The pair went their separate ways, but again, Vicky bounced back. Three years later, she says she is again feeling confident about herself which is why she decided to enter the Miss Staffordshire 2009 competition, and raise the debate as to what makes a woman beautiful.
"If I'd won, I would have been amazed," she says, "and it would have given me even more of a chance to show everybody that you don't have to be slim to be beautiful, or to get somewhere in life.
"I am a bit gutted," she adds, "but I have no hard feelings towards the other girls. I know some of them would like to become models and, if that's the case, they should really go for it."
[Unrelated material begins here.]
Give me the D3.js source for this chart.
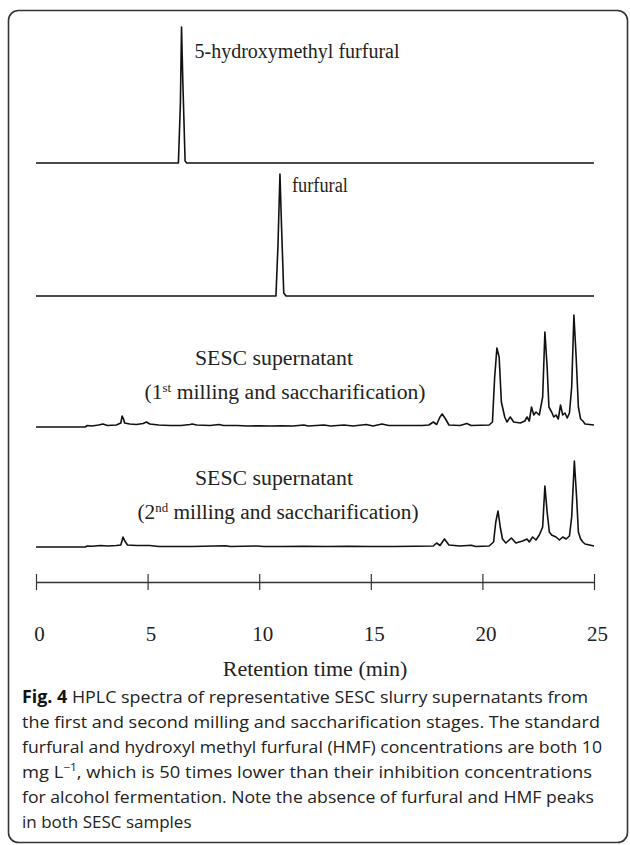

Today, feeling fortunate to have such a loving family and now in a happy relationship with 22-year-old boyfriend Callum Keeling, she says: "There are still times when I've been watching something on television and I'll say that I'm going to start a diet on Monday morning, but Callum will always tell me I'm gorgeous as I am and he wouldn't want me to change – and he's right.
"My bust and the rest of my body has helped make me who I am – this bubbly, fun-loving woman who is smiling all the time."
She continues: "The women we strive to be like on television and in the magazines have perfect figures, hair extensions, and make-up plastered all over them. But a real woman is not about that. She can be a size 10 naturally, or a size 22 or 24, and I think that's all right.
"You can't try to be like Jennifer Lopez or Kate Moss – you should just be you. There are times I could die for Kate Moss's figure because she's stunning, but then I think about all the curves and my hips, and I actually rather like them."